Unless you try it again, we have no quantitative basis for estimating your variance. You can brag all you like, but I'm not listening.
Ok, I just did it again right now. This result was 59.48s.
I'm going to acknowledge that result as an outlier, exclude it from my analysis, and stick with my median result of 60.02.
$ np.median([59.48, 60.02]) 59.75 $ stats.median_abs_deviation([59.48, 60.02]) 0.27
;-)
Just some feed back. I started the challenge, but the constant text changing like "I'm bored" etc was enough to throw off my internal clock to guess when to stop it.
Close your eyes.
All I did was count from 20 to 80. Why from 20? Its a trick I learned from drivers license practice. In my language, the 1 to 20 are too short, so if you want to time a second they're not appropriate.
I pushed a quick fix to the issue by freezing the data being sent to the client, thereby halting the rapid growth in data consumption.
What do you mean by "freezing the data"?
Regarding the excessive download problem, my first instinct is to periodically (for example, every hour) compute summary statistics for the bar chart and store that in Firebase. This, of course, would require an additional script/service to perform these periodic jobs.
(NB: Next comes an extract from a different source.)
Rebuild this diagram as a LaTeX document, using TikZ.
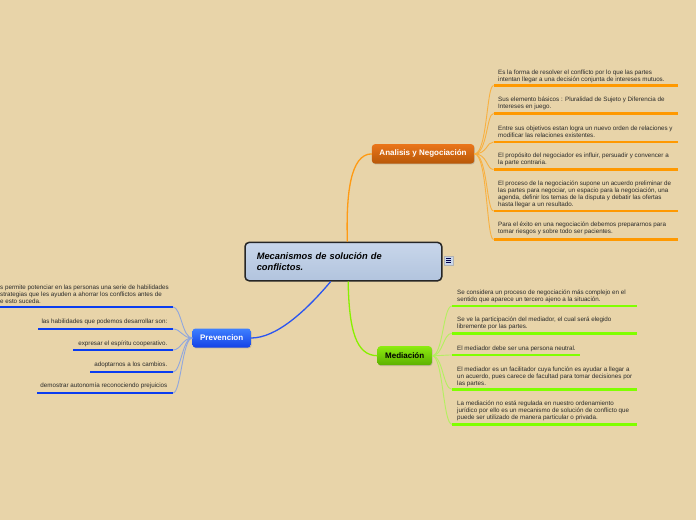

I'm not sure if that's what you ended up doing and I'm curious what your solution is.
> What do you mean by "freezing the data"?
https://github.com/JinayJain/just-a-minute/blob/master/app.j...
As others have mentioned, my solution in the moment was to download the JSON file from Firebase, compute histogram statistics manually, and hardcode the histogram into the JS itself.
Obviously not a scalable solution, and I think I would have done something very similar to the periodic updates like you mentioned (if I had more experience with cloud functions etc.)
> This, of course, would require an additional script/service to perform these periodic jobs.
Also worth noting that Firebase has built-in “cloud functions” which have access to the database API. It would be pretty easy to run one on a schedule.
Probably (and I'm guessing, not the author here) took a snapshot of the data and hardcoded that to be sent to the client instead of live data.
There used to be a very old DOS program that did this, but for 5 seconds.
is there a way to see the results without going through the challenge?
I filter out any data points <5 seconds (as seen in the graph), so completing your attempt in under 5 seconds should do it.
Ideally, people would do the challenge first and then see where they lie on the graph before seeing the data itself.
that's what I ended up doing. I was looking at it, clicked to see your other projects, and then went back and couldn't view the results
Nice bell curve around 60s but a little higher on left than right (more people underestimate, but proportionally) and there’s a spike at 0-8 seconds (from people who just wanted to see results or decided to quit quickly.)
I think there's also a good amount of people who didn't get what the site was actually asking the user to do and just did what was prompted.